While I continue on my trip down memory lane, I’ll observe here that The Daily Times Chronicle of Woburn, where I worked in the 1980s, got its Statehouse news from UPI. I used to do a bit of stringing for the agency, and I think I’m the only freelancer who ever wrote for UPI and got all the money that was due him. Today, as Berger notes, UPI is owned by a company affiliated with the Unification Church, once headed by the late Rev. Sun Myung Moon.

Fortunately, there are still multiple news outlets covering state government in Massachusetts, including The Boston Globe, State House News Service, CommonWealth Beacon, Politico, WBUR, GBH News and local television newscasts. Just last week on our podcast, “What Works: The Future of Local News,” Ellen Clegg and I interviewed Alison Bethel, the chief content officer and editor-in-chief of State Affairs, yet another statehouse-focused news organization that is rolling out a Massachusetts edition in partnership with State House News.

Still, it’s a far cry from when the Statehouse press gallery was full of reporters hanging on every word from governors, legislative leaders and reform-minded rebels — that last category something that has virtually disappeared. Maybe if there were a few more reporters at the Statehouse keeping tabs on what’s going on, there would be a few more rebels as well.

More on the AP

The Associated Press is in the news for two other reasons today.

First, editors of the influential AP Stylebook have announced that they’re sticking with the Gulf of Mexico, despite President Trump’s insistence that it be called the Gulf of America, but that they’re following Trump’s lead in referring to Alaska’s Denali mountain as Mount McKinley, as it had been known previously.

The reason, the AP explains, is that the Gulf of Mexico name goes back 400 years and that the body of water is international. Denali, by contrast, is entirely within U.S. borders, and the president has the right to change its name by executive order, as President Barack Obama did in 2015.

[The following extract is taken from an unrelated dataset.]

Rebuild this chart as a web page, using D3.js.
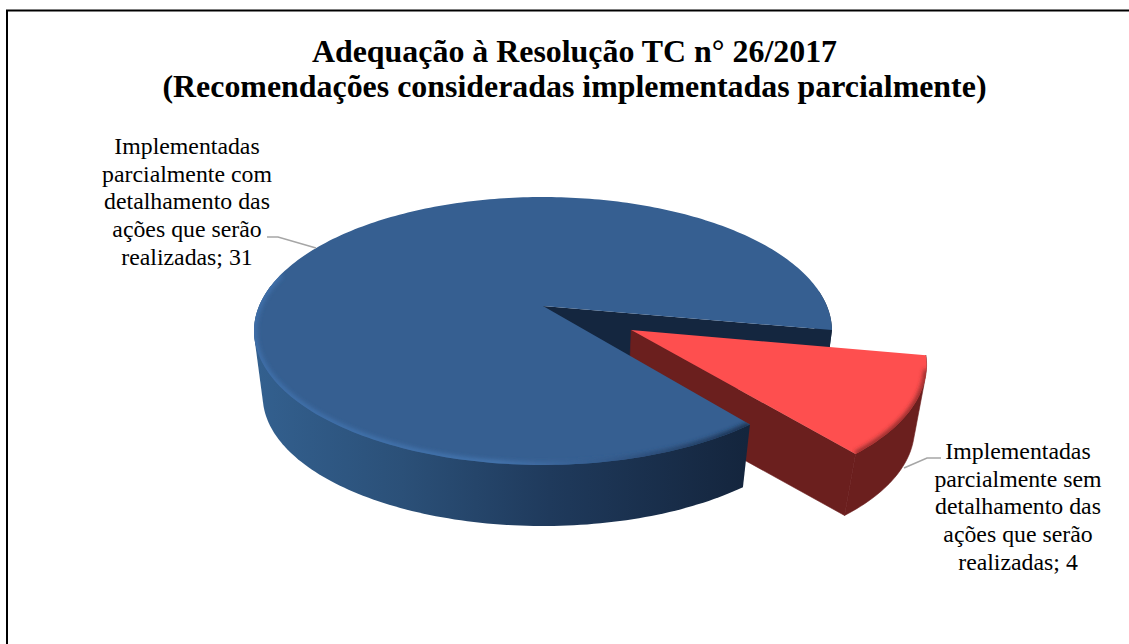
<!DOCTYPE html>
<meta charset="utf-8">
<style>
    html, body { margin: 0; background: #fff; }
    svg { display: block; }
    text { font-family: "Liberation Serif", serif; fill: #000; text-anchor: middle; }
    .title { font-size: 31.9px; font-weight: bold; }
    .label { font-size: 23.8px; }
    .leader { fill: none; stroke: #a6a6a6; stroke-width: 1.5; }
</style>
<body>
<script src="https://d3js.org/d3.v7.min.js"></script>
<script>
    var categories = ["Implementadas parcialmente com detalhamento das ações que serão realizadas",
                      "Implementadas parcialmente sem detalhamento das ações que serão realizadas"];
    var values = [31, 4];
    var titleLines = ["Adequação à Resolução TC n° 26/2017", "(Recomendações consideradas implementadas parcialmente)"];
    var labelLines = [
        ["Implementadas", "parcialmente com", "detalhamento das", "ações que serão", "realizadas; 31"],
        ["Implementadas", "parcialmente sem", "detalhamento das", "ações que serão", "realizadas; 4"]
    ];

    var width = 1129, height = 644;

    var svg = d3.select("body").append("svg")
        .attr("width", width)
        .attr("height", height);

    // chart frame: only left and top edges survive the crop of the original
    svg.append("path")
        .attr("d", "M7,644V10.5H1129")
        .attr("fill", "none")
        .attr("stroke", "#000")
        .attr("stroke-width", 2);

    svg.selectAll("text.title").data(titleLines).enter().append("text")
        .attr("class", "title")
        .attr("x", 574.5)
        .attr("y", function(d, i) { return 61.5 + i * 35.5; })
        .text(function(d) { return d; });

    // ---- perspective pie ----
    var persp = 0.1866, sink = 0.03, explode = 0.35, depth = 66.7, redRadius = 0.975;
    var x = d3.scaleLinear().domain([-1, 1]).range([543 - 283.9, 543 + 283.9]);
    var y = d3.scaleLinear().domain([-1, 1]).range([306 - 129.3, 306 + 129.3]);

    var pie = d3.pie().sort(null)
        .startAngle(141.5 * Math.PI / 180)
        .endAngle(501.5 * Math.PI / 180);
    var slices = pie(values);
    var blue = slices[0], red = slices[1];

    // pie angle (0 at top, clockwise) -> point on the unit disc, z = 0 top face, 1 bottom
    function project(a, r, off, z) {
        var u = r * Math.sin(a) + off[0],
            v = -r * Math.cos(a) + off[1],
            w = 1 - persp * v + sink * z;
        return [x(u / w), y(v / w) + depth * z];
    }
    function arcPts(a0, a1, r, off, z) {
        var n = Math.max(2, Math.ceil(Math.abs(a1 - a0) / 0.02));
        return d3.range(n + 1).map(function(i) {
            return project(a0 + (a1 - a0) * i / n, r, off, z);
        });
    }
    var line = d3.line();
    var noOff = [0, 0];
    var redMid = (red.startAngle + red.endAngle) / 2;
    var redOff = [explode * Math.sin(redMid), -explode * Math.cos(redMid)];

    function topFace(s, r, off) {
        return line([project(0, 0, off, 0)].concat(arcPts(s.startAngle, s.endAngle, r, off, 0))) + "Z";
    }
    // outer wall = hull of the top and bottom arcs, so the tangent silhouette gets filled
    function wall(a0, a1, r, off) {
        return line(d3.polygonHull(arcPts(a0, a1, r, off, 0).concat(arcPts(a0, a1, r, off, 1)))) + "Z";
    }
    function cutFace(a, r, off) {
        return line([project(0, 0, off, 0), project(a, r, off, 0), project(a, r, off, 1), project(0, 0, off, 1)]) + "Z";
    }

    var defs = svg.append("defs");
    function hGrad(id, x1, x2, stops) {
        var g = defs.append("linearGradient").attr("id", id)
            .attr("gradientUnits", "userSpaceOnUse")
            .attr("x1", x1).attr("x2", x2).attr("y1", 0).attr("y2", 0);
        stops.forEach(function(s) {
            g.append("stop").attr("offset", s[0]).attr("stop-color", s[1]);
        });
    }
    hGrad("blueSide", 254, 747, [[0, "#33608f"], [0.3, "#2b5078"], [0.6, "#1f3a5c"], [1, "#14253d"]]);
    hGrad("blueRim", 254, 747, [[0, "#3f70aa"], [0.5, "#4474ae"], [0.72, "#33598a"], [1, "#1a2f4d"]]);
    defs.append("filter").attr("id", "soft")
        .attr("x", "-5%").attr("y", "-5%").attr("width", "110%").attr("height", "110%")
        .append("feGaussianBlur").attr("stdDeviation", 2);
    defs.append("clipPath").attr("id", "blueClip").append("path").attr("d", topFace(blue, 1, noOff));
    defs.append("clipPath").attr("id", "redClip").append("path").attr("d", topFace(red, redRadius, redOff));

    var pieG = svg.append("g");

    // back to front: blue sliver and cut, exploded red slice, then blue front
    pieG.append("path").attr("d", wall(blue.endAngle - 0.3, blue.endAngle, 1, noOff)).attr("fill", "#14253d");
    pieG.append("path").attr("d", cutFace(blue.endAngle, 1, noOff)).attr("fill", "#14263f");

    // stroke hides the seam between wall and cut face
    pieG.append("path").attr("d", wall(red.startAngle, red.endAngle, redRadius, redOff))
        .attr("fill", "#6b1f1e").attr("stroke", "#6b1f1e").attr("stroke-width", 0.6);
    pieG.append("path").attr("d", cutFace(red.endAngle, redRadius, redOff))
        .attr("fill", "#6b1f1e").attr("stroke", "#6b1f1e").attr("stroke-width", 0.6);
    pieG.append("path").attr("d", topFace(red, redRadius, redOff)).attr("fill", "#fe4f4f");
    pieG.append("g").attr("clip-path", "url(#redClip)")
        .append("path")
        .attr("d", line(arcPts(red.startAngle + 0.1, red.endAngle, redRadius, redOff, 0)))
        .attr("fill", "none")
        .attr("stroke", "#8c2b2a")
        .attr("stroke-width", 5)
        .attr("filter", "url(#soft)");

    pieG.append("path").attr("d", wall(blue.startAngle, blue.startAngle + 2.4, 1, noOff)).attr("fill", "url(#blueSide)");
    pieG.append("path").attr("d", topFace(blue, 1, noOff)).attr("fill", "#365f91");
    pieG.append("g").attr("clip-path", "url(#blueClip)")
        .append("path")
        .attr("d", line(arcPts(blue.startAngle, blue.startAngle + 2.5, 1, noOff, 0)))
        .attr("fill", "none")
        .attr("stroke", "url(#blueRim)")
        .attr("stroke-width", 6)
        .attr("filter", "url(#soft)");

    // ---- labels and leaders ----
    var labelX = [187, 1018], labelY = [154, 459];
    labelLines.forEach(function(lines, k) {
        svg.selectAll("text.l" + k).data(lines).enter().append("text")
            .attr("class", "label l" + k)
            .attr("x", labelX[k])
            .attr("y", function(d, i) { return labelY[k] + i * 27.7; })
            .text(function(d) { return d; });
    });
    svg.append("path").attr("class", "leader").attr("d", line([[267, 237], [278, 237], [316, 248]]));
    svg.append("path").attr("class", "leader").attr("d", line([[941, 458], [927, 458], [904, 468]]));
</script>
</body>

Second, a new documentary film claims that AP photographer Nick Ut did not take an iconic, Pulitzer Prize-winning picture of a Vietnamese girl running naked from an American napalm attack, an image that may have hastened the end of the Vietnam War. The AP vociferously disagrees, saying that its own investigation shows Ut was indeed the photographer. Poynter media columnist Tom Jones has the details (fourth item).

Federal judge rules that a headline calling someone a ‘spy’ can be protected opinion

Is it permissible to call someone an Iranian spy if the facts are somewhat more nuanced than that? Apparently the answer is yes — at least according to U.S. District Judge Allison Burroughs.

Burroughs recently dismissed a libel claim brought in Boston by Kaveh Afrasiabi against United Press International and Struan Stevenson, writing that an article written by Stevenson, whose headline referred to Afrasiabi as an “Iranian spy,” was a matter of clearly labeled opinion, which is protected by the First Amendment. I learned about the case from Adam Gaffin, who wrote about it at Universal Hub last Friday.

There are a lot of fascinating details in Burroughs’ opinion. Most of it is based on long-settled law that opinion is protected as long as there is some factual support for it, or if it cannot be proven true or false. Afrasiabi’s complaint was based on the headline, “Iranian spy arrested by FBI was wolf in sheep’s clothing.” Burroughs found that “wolf in sheep’s clothing” was pure opinion, whereas the reference to him as a spy was a matter of opinion grounded at least in part in the factual record as well as because the entire piece was opinion.

“Although the term ‘spy’ is arguably capable of being proved false, the phrase ‘wolf in sheep’s clothing’ plainly is not,” she wrote. “Given that the term ‘Iranian spy’ is followed by ‘a wolf in sheep’s clothing,’ the entire headline, read together as it must be, is clearly a statement of opinion.”

Moreover, Afrasiabi has been charged with failing to register with the U.S. government under the terms of the Foreign Agent Registration Act. Afrasiabi has asserted that he never engaged in espionage against the United States.

As Gaffin observes, the judge’s ruling also references a Boston Herald case involving the suicide of Brad Delp, lead singer of the band Boston, which found that you can’t go looking for nuance in headlines. Quoting from that decision, she wrote: “A newspaper need not choose the most delicate word available in constructing its headline; it is permitted some drama in grabbing its reader’s attention, so long as the headline remains a fair index of what is accurately reported below.”

Here is the heart of Judge Burroughs’ decision, which found that Stevenson laid out the facts, allowing readers to determine whether they agreed with the headline or not:

Because Mr. Stevenson accurately presented the facts surrounding Dr. Afrasiabi’s background, arrest, and criminal charges in the Article, neither he nor UPI can be held liable for defamation based on his opinion that those facts render Dr. Afrasiabi an “Iranian spy” and a “wolf in sheep’s clothing.” … Put slightly differently, because the Article permits the reader to form his or her own opinion about whether the facts presented make Dr. Afrasiabi a “spy” and/or “a wolf in sheep’s clothing,” the statement is not actionable.

Finally: What, may you ask, is UPI these days? Does it have anything to do with the UPI of the 20th century, which for decades was The Associated Press’ main rival? The answer is no, not really.

According to Wikipedia, which seems to have the most up-to-date information, UPI today is part of News World Communications, which in turn was founded by the Rev. Sun Myung Moon of the Unification Church. News World used to own The Washington Times as well, but that paper is now owned by a different Moon entity.